#### Task instructions
All of the material below is to be restated word for word, apart from the pictures.

#### Material
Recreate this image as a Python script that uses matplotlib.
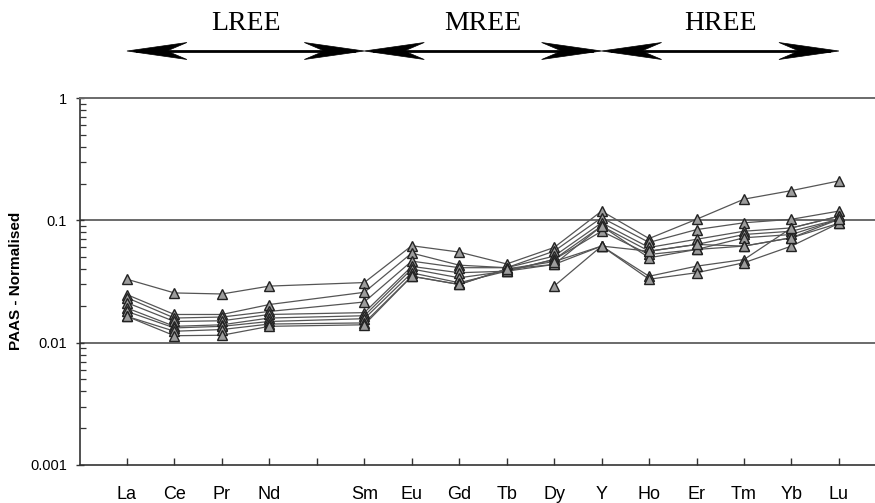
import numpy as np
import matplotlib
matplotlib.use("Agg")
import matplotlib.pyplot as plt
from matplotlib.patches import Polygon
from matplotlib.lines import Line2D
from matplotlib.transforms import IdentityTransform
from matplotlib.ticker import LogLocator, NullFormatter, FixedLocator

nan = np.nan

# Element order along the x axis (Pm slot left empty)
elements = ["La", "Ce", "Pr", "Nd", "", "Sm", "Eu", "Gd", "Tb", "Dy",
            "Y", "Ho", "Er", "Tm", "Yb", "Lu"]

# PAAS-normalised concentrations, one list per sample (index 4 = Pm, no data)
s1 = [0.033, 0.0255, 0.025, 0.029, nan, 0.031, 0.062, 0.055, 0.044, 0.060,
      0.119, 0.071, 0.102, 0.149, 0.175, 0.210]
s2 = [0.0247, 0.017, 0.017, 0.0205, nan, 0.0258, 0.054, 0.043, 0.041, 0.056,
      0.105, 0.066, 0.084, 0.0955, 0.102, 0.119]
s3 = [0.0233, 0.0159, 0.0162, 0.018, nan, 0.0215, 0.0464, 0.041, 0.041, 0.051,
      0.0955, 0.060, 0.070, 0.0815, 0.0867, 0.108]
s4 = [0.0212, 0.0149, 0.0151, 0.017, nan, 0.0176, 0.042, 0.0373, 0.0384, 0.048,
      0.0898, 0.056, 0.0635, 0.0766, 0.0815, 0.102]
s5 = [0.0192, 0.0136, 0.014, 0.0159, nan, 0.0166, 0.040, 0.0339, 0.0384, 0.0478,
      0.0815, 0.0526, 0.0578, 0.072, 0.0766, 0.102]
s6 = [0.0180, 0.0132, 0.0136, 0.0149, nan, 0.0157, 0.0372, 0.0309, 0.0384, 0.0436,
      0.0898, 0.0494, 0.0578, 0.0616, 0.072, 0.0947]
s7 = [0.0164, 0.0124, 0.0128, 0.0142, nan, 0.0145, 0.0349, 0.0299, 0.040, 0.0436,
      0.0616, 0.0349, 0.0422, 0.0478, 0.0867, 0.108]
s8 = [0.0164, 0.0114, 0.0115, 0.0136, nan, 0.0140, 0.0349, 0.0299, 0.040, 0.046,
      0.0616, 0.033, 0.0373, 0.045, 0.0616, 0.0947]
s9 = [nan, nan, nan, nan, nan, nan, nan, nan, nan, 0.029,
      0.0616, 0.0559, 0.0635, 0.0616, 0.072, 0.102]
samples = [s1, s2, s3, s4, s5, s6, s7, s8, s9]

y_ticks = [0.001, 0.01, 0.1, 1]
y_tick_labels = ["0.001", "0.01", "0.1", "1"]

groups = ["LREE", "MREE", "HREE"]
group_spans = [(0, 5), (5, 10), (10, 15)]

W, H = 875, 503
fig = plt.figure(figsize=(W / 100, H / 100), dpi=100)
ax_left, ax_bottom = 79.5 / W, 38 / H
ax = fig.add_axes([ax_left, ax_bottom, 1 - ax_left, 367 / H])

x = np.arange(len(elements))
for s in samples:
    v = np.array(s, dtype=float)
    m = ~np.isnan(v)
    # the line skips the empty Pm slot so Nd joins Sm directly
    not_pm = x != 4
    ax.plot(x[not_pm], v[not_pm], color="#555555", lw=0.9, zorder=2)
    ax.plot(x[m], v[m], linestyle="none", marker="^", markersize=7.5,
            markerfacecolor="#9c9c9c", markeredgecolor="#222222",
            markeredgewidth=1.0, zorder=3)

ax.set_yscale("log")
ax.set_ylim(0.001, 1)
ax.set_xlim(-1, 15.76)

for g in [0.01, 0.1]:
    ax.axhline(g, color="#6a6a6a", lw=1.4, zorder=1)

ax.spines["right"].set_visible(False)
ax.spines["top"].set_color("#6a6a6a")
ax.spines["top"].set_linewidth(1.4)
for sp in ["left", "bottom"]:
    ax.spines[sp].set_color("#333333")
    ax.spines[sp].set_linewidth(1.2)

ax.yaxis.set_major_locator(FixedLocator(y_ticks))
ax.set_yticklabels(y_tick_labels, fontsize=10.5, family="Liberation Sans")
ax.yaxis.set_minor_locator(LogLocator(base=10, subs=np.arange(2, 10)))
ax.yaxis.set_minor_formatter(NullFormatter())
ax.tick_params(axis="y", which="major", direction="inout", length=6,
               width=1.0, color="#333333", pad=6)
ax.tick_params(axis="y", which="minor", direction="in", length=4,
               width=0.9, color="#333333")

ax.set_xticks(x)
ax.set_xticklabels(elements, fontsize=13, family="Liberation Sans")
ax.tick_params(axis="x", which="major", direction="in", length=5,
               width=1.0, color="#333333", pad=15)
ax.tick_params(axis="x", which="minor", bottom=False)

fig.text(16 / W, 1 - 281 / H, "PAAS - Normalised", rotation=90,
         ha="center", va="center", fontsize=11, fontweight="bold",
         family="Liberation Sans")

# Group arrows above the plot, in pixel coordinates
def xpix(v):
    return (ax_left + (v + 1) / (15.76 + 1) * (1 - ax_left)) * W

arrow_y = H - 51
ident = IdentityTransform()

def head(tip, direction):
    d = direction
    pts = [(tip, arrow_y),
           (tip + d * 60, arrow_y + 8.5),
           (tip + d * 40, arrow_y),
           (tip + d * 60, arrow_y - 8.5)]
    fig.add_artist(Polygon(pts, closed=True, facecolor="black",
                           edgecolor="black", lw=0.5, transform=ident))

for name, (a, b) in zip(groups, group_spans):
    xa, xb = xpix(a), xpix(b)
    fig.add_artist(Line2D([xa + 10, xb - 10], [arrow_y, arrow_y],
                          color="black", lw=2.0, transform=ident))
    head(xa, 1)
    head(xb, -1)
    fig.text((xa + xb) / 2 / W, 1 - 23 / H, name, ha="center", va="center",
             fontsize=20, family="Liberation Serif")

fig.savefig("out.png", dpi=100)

#### Response for this exercise
Recreate this image as a Python script that uses matplotlib.
import numpy as np
import matplotlib
matplotlib.use("Agg")
import matplotlib.pyplot as plt
from matplotlib.patches import Polygon
from matplotlib.lines import Line2D
from matplotlib.transforms import IdentityTransform
from matplotlib.ticker import LogLocator, NullFormatter, FixedLocator

nan = np.nan

# Element order along the x axis (Pm slot left empty)
elements = ["La", "Ce", "Pr", "Nd", "", "Sm", "Eu", "Gd", "Tb", "Dy",
            "Y", "Ho", "Er", "Tm", "Yb", "Lu"]

# PAAS-normalised concentrations, one list per sample (index 4 = Pm, no data)
s1 = [0.033, 0.0255, 0.025, 0.029, nan, 0.031, 0.062, 0.055, 0.044, 0.060,
      0.119, 0.071, 0.102, 0.149, 0.175, 0.210]
s2 = [0.0247, 0.017, 0.017, 0.0205, nan, 0.0258, 0.054, 0.043, 0.041, 0.056,
      0.105, 0.066, 0.084, 0.0955, 0.102, 0.119]
s3 = [0.0233, 0.0159, 0.0162, 0.018, nan, 0.0215, 0.0464, 0.041, 0.041, 0.051,
      0.0955, 0.060, 0.070, 0.0815, 0.0867, 0.108]
s4 = [0.0212, 0.0149, 0.0151, 0.017, nan, 0.0176, 0.042, 0.0373, 0.0384, 0.048,
      0.0898, 0.056, 0.0635, 0.0766, 0.0815, 0.102]
s5 = [0.0192, 0.0136, 0.014, 0.0159, nan, 0.0166, 0.040, 0.0339, 0.0384, 0.0478,
      0.0815, 0.0526, 0.0578, 0.072, 0.0766, 0.102]
s6 = [0.0180, 0.0132, 0.0136, 0.0149, nan, 0.0157, 0.0372, 0.0309, 0.0384, 0.0436,
      0.0898, 0.0494, 0.0578, 0.0616, 0.072, 0.0947]
s7 = [0.0164, 0.0124, 0.0128, 0.0142, nan, 0.0145, 0.0349, 0.0299, 0.040, 0.0436,
      0.0616, 0.0349, 0.0422, 0.0478, 0.0867, 0.108]
s8 = [0.0164, 0.0114, 0.0115, 0.0136, nan, 0.0140, 0.0349, 0.0299, 0.040, 0.046,
      0.0616, 0.033, 0.0373, 0.045, 0.0616, 0.0947]
s9 = [nan, nan, nan, nan, nan, nan, nan, nan, nan, 0.029,
      0.0616, 0.0559, 0.0635, 0.0616, 0.072, 0.102]
samples = [s1, s2, s3, s4, s5, s6, s7, s8, s9]

y_ticks = [0.001, 0.01, 0.1, 1]
y_tick_labels = ["0.001", "0.01", "0.1", "1"]

groups = ["LREE", "MREE", "HREE"]
group_spans = [(0, 5), (5, 10), (10, 15)]

W, H = 875, 503
fig = plt.figure(figsize=(W / 100, H / 100), dpi=100)
ax_left, ax_bottom = 79.5 / W, 38 / H
ax = fig.add_axes([ax_left, ax_bottom, 1 - ax_left, 367 / H])

x = np.arange(len(elements))
for s in samples:
    v = np.array(s, dtype=float)
    m = ~np.isnan(v)
    # the line skips the empty Pm slot so Nd joins Sm directly
    not_pm = x != 4
    ax.plot(x[not_pm], v[not_pm], color="#555555", lw=0.9, zorder=2)
    ax.plot(x[m], v[m], linestyle="none", marker="^", markersize=7.5,
            markerfacecolor="#9c9c9c", markeredgecolor="#222222",
            markeredgewidth=1.0, zorder=3)

ax.set_yscale("log")
ax.set_ylim(0.001, 1)
ax.set_xlim(-1, 15.76)

for g in [0.01, 0.1]:
    ax.axhline(g, color="#6a6a6a", lw=1.4, zorder=1)

ax.spines["right"].set_visible(False)
ax.spines["top"].set_color("#6a6a6a")
ax.spines["top"].set_linewidth(1.4)
for sp in ["left", "bottom"]:
    ax.spines[sp].set_color("#333333")
    ax.spines[sp].set_linewidth(1.2)

ax.yaxis.set_major_locator(FixedLocator(y_ticks))
ax.set_yticklabels(y_tick_labels, fontsize=10.5, family="Liberation Sans")
ax.yaxis.set_minor_locator(LogLocator(base=10, subs=np.arange(2, 10)))
ax.yaxis.set_minor_formatter(NullFormatter())
ax.tick_params(axis="y", which="major", direction="inout", length=6,
               width=1.0, color="#333333", pad=6)
ax.tick_params(axis="y", which="minor", direction="in", length=4,
               width=0.9, color="#333333")

ax.set_xticks(x)
ax.set_xticklabels(elements, fontsize=13, family="Liberation Sans")
ax.tick_params(axis="x", which="major", direction="in", length=5,
               width=1.0, color="#333333", pad=15)
ax.tick_params(axis="x", which="minor", bottom=False)

fig.text(16 / W, 1 - 281 / H, "PAAS - Normalised", rotation=90,
         ha="center", va="center", fontsize=11, fontweight="bold",
         family="Liberation Sans")

# Group arrows above the plot, in pixel coordinates
def xpix(v):
    return (ax_left + (v + 1) / (15.76 + 1) * (1 - ax_left)) * W

arrow_y = H - 51
ident = IdentityTransform()

def head(tip, direction):
    d = direction
    pts = [(tip, arrow_y),
           (tip + d * 60, arrow_y + 8.5),
           (tip + d * 40, arrow_y),
           (tip + d * 60, arrow_y - 8.5)]
    fig.add_artist(Polygon(pts, closed=True, facecolor="black",
                           edgecolor="black", lw=0.5, transform=ident))

for name, (a, b) in zip(groups, group_spans):
    xa, xb = xpix(a), xpix(b)
    fig.add_artist(Line2D([xa + 10, xb - 10], [arrow_y, arrow_y],
                          color="black", lw=2.0, transform=ident))
    head(xa, 1)
    head(xb, -1)
    fig.text((xa + xb) / 2 / W, 1 - 23 / H, name, ha="center", va="center",
             fontsize=20, family="Liberation Serif")

fig.savefig("out.png", dpi=100)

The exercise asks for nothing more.